アフガニスタンの仏像は破壊されたのではない恥辱のあまり崩れ落ちたのだ
映画では、主人公(実際にアフガニスタンの女優)が祖国の現状に改めて愕然とし、動かし難い現実に翻弄され複雑な嫌悪感を抱いていく過程を観た。映画の最後にある台詞のように今すぐブルカを脱ぎ捨てて逃げ出したいと、観ている方もそんな衝動を覚えるほどだった。
この本を手に取ったのは映画を観て、これまでと違う切り口からアフガニスタンを知ることができると思ったからだ。しかし同映画の監督でもある著者が著す国は、映画でデフォルメされたものでもなくルポで強調される現状の悲惨さでもなく、アフガニスタンの社会とそれを取り巻く国際情勢、そして毎日毎日くり返される日常である。それらが、緻密な下調べと出来る限りの偏見を取り除いた語り口で実に淡々と語られている。
何をもってしても禁じ得なかったアフガニスタンの実像は「恥辱の余り崩れ落ちた」仏像が象徴的に物語ってくれる。
写真集 バーミヤーン遺跡
標高2000メートル級の尾根が連なるヒンドゥー・クシュ山脈──。その一角にある美しい渓谷、バーミヤーンには、かつて2体の巨大石仏がそびえ立っていた。イスラム原理主義勢力タリバンによって破壊されたバーミヤーン遺跡の大仏だ。
本書は宗教、言語、人種など東西南北の多様な文化が交流したかつてのバーミヤーンの痕跡を、1978年に収録した貴重な写真集である。
唐の仏教徒、玄奘三蔵法師もかつて、この地を訪れ「金色に輝き、宝飾がきらきらしている」と、大仏の様子を伝えている。

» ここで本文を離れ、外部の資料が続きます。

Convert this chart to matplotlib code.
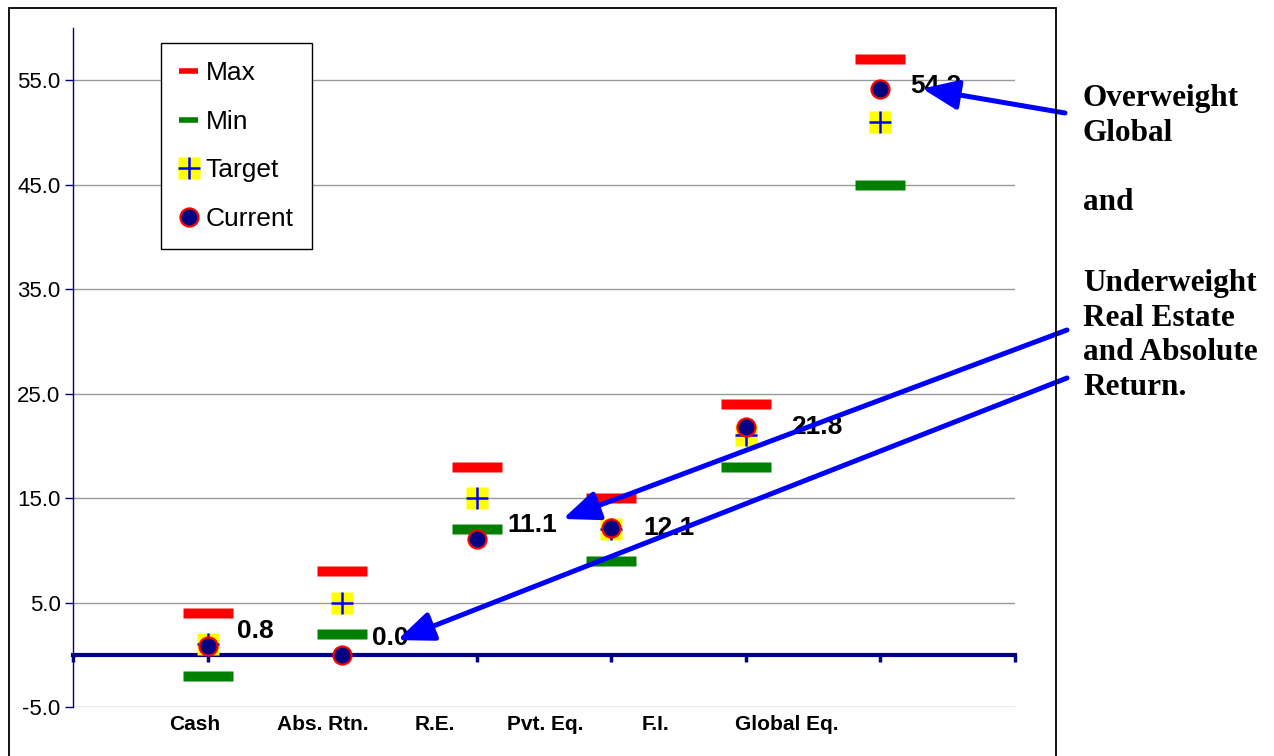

石仏、壁画をおさめた作品の一つひとつから、豊かな仏教世界がうかがえる。
大仏破壊 バーミアン遺跡はなぜ破壊されたか
前作『戦争広告代理店』がNスペの焼直しにしては面白かったので期待して買ったのですが、今回は「まさにノベライズ」という感じで、テレビを見ているかのように、たいして印象に残らないまま読了してしまいました。
内容も、タリバーン政権がいかにビンラーディンに乗っ取られたか、という今となっては衆知の話です。たしかに、ネタは2003年6月と9月放送分なので、古臭いのも当然といえば当然でしょう。
でも、だからこそ「新事実が出てきたわけでもないのに、なぜ今頃出版?」という思いは禁じ得ません。読んだ時間を返せと言うほど悪い出来ではないですが、衝動買いしてしまったのをちょっと後悔しています。